Sexuality should go beyond the paradigms of procreation. Sexuality is not a fad,it is not a brand. I dont wake up every morning and say,O god,I am bored of homosexuality,let me try heterosexuality. Sexuality is not sold at a neighbourhood fashion store (though,I do find the shopkeeper cute). We are what people call creative. We are hairdressers,we are makeup artists,we are dancers,but we are also lawyers,accountants,journalists,HR professionals,cab fellows and rickshaw drivers.
And if you still insist that stereotypes exist,let me tell you that normal is the biggest stereotype.

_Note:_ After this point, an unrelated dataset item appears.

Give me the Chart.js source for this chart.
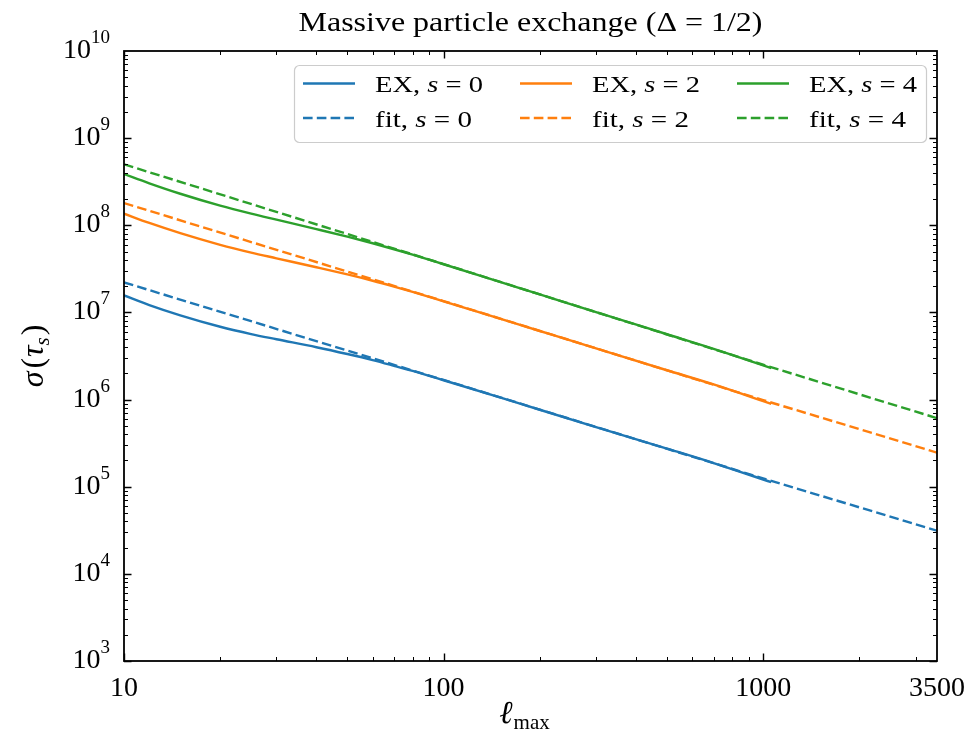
<!DOCTYPE html>
<html>
<head>
<meta charset="utf-8">
<script src="https://cdn.jsdelivr.net/npm/chart.js@4.4.0/dist/chart.umd.min.js"></script>
<style>
  body { margin: 0; background: #fff; }
  #caixa { width: 975px; height: 740px; }
</style>
</head>
<body>
<div id="caixa"><canvas id="grafico" width="975" height="740"></canvas></div>
<script>
// valores (eixos log-log)
const lmaxEX = [10, 12, 15, 20, 25, 30, 40, 50, 60, 70, 80, 100, 150, 200, 300, 500, 700, 1060];
const exS0 = [1.57e7, 1.216e7, 9.27e6, 6.85e6, 5.64e6, 4.92e6, 3.99e6, 3.33e6, 2.84e6, 2.44e6, 2.13e6, 1.667e6, 1.059e6, 7.64e5, 4.84e5, 2.74e5, 1.87e5, 1.127e5];
const exS2 = [1.36e8, 1.064e8, 8.13e7, 5.97e7, 4.86e7, 4.18e7, 3.30e7, 2.73e7, 2.31e7, 1.98e7, 1.72e7, 1.34e7, 8.47e6, 6.12e6, 3.87e6, 2.17e6, 1.49e6, 8.93e5];
const exS4 = [3.87e8, 3.03e8, 2.30e8, 1.68e8, 1.36e8, 1.16e8, 9.04e7, 7.41e7, 6.22e7, 5.31e7, 4.60e7, 3.57e7, 2.24e7, 1.61e7, 1.01e7, 5.62e6, 3.82e6, 2.30e6];

const lmaxFit = [10, 100, 1000, 3500];
const fitS0 = [2.21e7, 1.68e6, 1.245e5, 3.13e4];
const fitS2 = [1.80e8, 1.35e7, 9.86e5, 2.46e5];
const fitS4 = [5.01e8, 3.59e7, 2.51e6, 6.12e5];

const valoresS = ['0', '2', '4'];
const cores = ['#1f77b4', '#ff7f0e', '#2ca02c'];

const xTicks = [10, 100, 1000, 3500];
const xTickLabels = ['10', '100', '1000', '3500'];
const yTicks = [1e3, 1e4, 1e5, 1e6, 1e7, 1e8, 1e9, 1e10];
const yTickExp = ['3', '4', '5', '6', '7', '8', '9', '10'];

const FONTE = '"Liberation Serif", "DejaVu Serif", serif';
const TRACO = [9.6, 4.2];

function pontos(xs, ys) {
    return xs.map((x, i) => ({ x: x, y: ys[i] }));
}

function serie(nome, xs, ys, cor, tracejado) {
    return {
        label: nome,
        data: pontos(xs, ys),
        borderColor: cor,
        borderWidth: 2.4,
        borderDash: tracejado ? TRACO : [],
        pointRadius: 0,
        fill: false,
        cubicInterpolationMode: tracejado ? 'default' : 'monotone',
        tension: 0
    };
}

// desenha pedaços de texto (normal / itálico / índice) em sequência
function textoMisto(ctx, partes, x, y, alinhar, larguraAlvo) {
    let total = 0;
    partes.forEach(p => {
        ctx.font = (p.it ? 'italic ' : '') + p.tam + 'px ' + FONTE;
        p.w = ctx.measureText(p.t).width + (p.pad || 0);
        total += p.w;
    });
    const k = larguraAlvo ? larguraAlvo / total : 1;
    let x0 = x;
    if (alinhar === 'center') x0 = x - total * k / 2;
    if (alinhar === 'right') x0 = x - total * k;
    ctx.save();
    ctx.translate(x0, y);
    ctx.scale(k, 1);
    ctx.textAlign = 'left';
    ctx.textBaseline = 'alphabetic';
    ctx.fillStyle = '#000';
    let cx = 0;
    partes.forEach(p => {
        ctx.font = (p.it ? 'italic ' : '') + p.tam + 'px ' + FONTE;
        ctx.fillText(p.t, cx, p.dy || 0);
        cx += p.w;
    });
    ctx.restore();
}

const eixosPlugin = {
    id: 'eixosPlugin',
    afterDatasetsDraw(chart) {
        const ctx = chart.ctx;
        const a = chart.chartArea;
        const sx = chart.scales.x;
        const sy = chart.scales.y;

        ctx.save();
        ctx.strokeStyle = '#000';

        // ticks para dentro nos quatro lados
        for (let d = 3; d <= 9; d++) {
            for (let m = 1; m <= 9; m++) {
                const py = Math.round(sy.getPixelForValue(m * Math.pow(10, d))) + 0.5;
                const len = m === 1 ? 7.5 : 4;
                ctx.lineWidth = m === 1 ? 1.4 : 1;
                ctx.beginPath();
                ctx.moveTo(a.left, py); ctx.lineTo(a.left + len, py);
                ctx.moveTo(a.right, py); ctx.lineTo(a.right - len, py);
                ctx.stroke();
            }
        }
        for (let d = 1; d <= 3; d++) {
            for (let m = 1; m <= 9; m++) {
                const v = m * Math.pow(10, d);
                if (v > 3500) break;
                const px = Math.round(sx.getPixelForValue(v)) + 0.5;
                const len = m === 1 ? 7.5 : 4;
                ctx.lineWidth = m === 1 ? 1.4 : 1;
                ctx.beginPath();
                ctx.moveTo(px, a.bottom); ctx.lineTo(px, a.bottom - len);
                ctx.moveTo(px, a.top); ctx.lineTo(px, a.top + len);
                ctx.stroke();
            }
        }

        ctx.lineWidth = 1.8;
        ctx.strokeRect(a.left, a.top, a.right - a.left, a.bottom - a.top);

        // rótulos dos ticks
        xTicks.forEach((v, i) => {
            textoMisto(ctx, [{ t: xTickLabels[i], tam: 28 }], sx.getPixelForValue(v), 696, 'center');
        });
        yTicks.forEach((v, i) => {
            const py = sy.getPixelForValue(v);
            textoMisto(ctx, [{ t: '10', tam: 28 }, { t: yTickExp[i], tam: 19, dy: -15 }], 110, py + 7, 'right');
        });

        // legenda
        const L = { x: 294, y: 65, w: 632, h: 77 };
        ctx.beginPath();
        ctx.roundRect(L.x + 0.5, L.y + 0.5, L.w, L.h, 5);
        ctx.fillStyle = 'rgba(255,255,255,0.8)';
        ctx.fill();
        ctx.strokeStyle = '#cccccc';
        ctx.lineWidth = 1.2;
        ctx.stroke();

        const colX = [303, 520, 737];
        const linhaY = [83.5, 118];
        chart.data.datasets.forEach((ds, i) => {
            const col = Math.floor(i / 2);
            const lin = i % 2;
            const x0 = colX[col];
            const y0 = linhaY[lin];
            ctx.save();
            ctx.strokeStyle = ds.borderColor;
            ctx.lineWidth = ds.borderWidth;
            ctx.setLineDash(ds.borderDash);
            ctx.beginPath();
            ctx.moveTo(x0, y0); ctx.lineTo(x0 + 52, y0);
            ctx.stroke();
            ctx.restore();
            const nome = lin === 0 ? 'EX, ' : 'fit, ';
            textoMisto(ctx, [
                { t: nome, tam: 23 },
                { t: 's', tam: 23, it: true },
                { t: ' = ' + valoresS[col], tam: 23 }
            ], x0 + 72, y0 + 8.5, 'left', lin === 0 ? 108 : 97);
        });

        // título e rótulos dos eixos
        const cxEixo = (a.left + a.right) / 2;
        textoMisto(ctx, [{ t: 'Massive particle exchange (Δ = 1/2)', tam: 27 }], cxEixo, 31, 'center', 464);

        textoMisto(ctx, [{ t: 'ℓ', tam: 32, it: true, pad: 1 }, { t: 'max', tam: 21, dy: 6 }], cxEixo - 6, 723, 'center');

        ctx.translate(43, (a.top + a.bottom) / 2);
        ctx.rotate(-Math.PI / 2);
        textoMisto(ctx, [
            { t: 'σ', tam: 32, it: true, pad: 3 },
            { t: '(', tam: 32, pad: 1 },
            { t: 'τ', tam: 32, it: true },
            { t: 's', tam: 21, it: true, dy: 6, pad: 2 },
            { t: ')', tam: 32 }
        ], 0, 0, 'center');
        ctx.restore();
    }
};

const dados = {
    datasets: [
        serie('EX, s = 0', lmaxEX, exS0, cores[0], false),
        serie('fit, s = 0', lmaxFit, fitS0, cores[0], true),
        serie('EX, s = 2', lmaxEX, exS2, cores[1], false),
        serie('fit, s = 2', lmaxFit, fitS2, cores[1], true),
        serie('EX, s = 4', lmaxEX, exS4, cores[2], false),
        serie('fit, s = 4', lmaxFit, fitS4, cores[2], true)
    ]
};

const config = {
    type: 'line',
    data: dados,
    options: {
        responsive: false,
        animation: false,
        devicePixelRatio: 1,
        layout: { padding: { left: 124, right: 38, top: 51, bottom: 79 } },
        plugins: {
            legend: { display: false },
            tooltip: { enabled: false }
        },
        scales: {
            x: { type: 'logarithmic', min: 10, max: 3500, display: false },
            y: { type: 'logarithmic', min: 1e3, max: 1e10, display: false }
        }
    },
    plugins: [eixosPlugin]
};

let grafico = new Chart(document.getElementById('grafico'), config);
</script>
</body>
</html>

The LGBT sphere sees prejudices too. We discriminate within the community. Bisexuals and transsexuals are seen as pansies or cheaters. They is in itself a bias. The truth is that they are only as normal or abnormal as heterosexuals and homosexuals. I think bisexuality,homosexuality,transsexuality,pan sexuality and even heterosexuality are just wordy definitions of desires. We seek freedom from bias,societal compulsions and compartmentalisations of our desires. We seek the right to love.
To me,freedom is to be what I am,without fear from a world that sees everything through a heterosexual lens. Freedom is my right to be me and continue being me in a world that wants me to be the other.
I am a small yet significant voice and I am more than a mere statistical figure.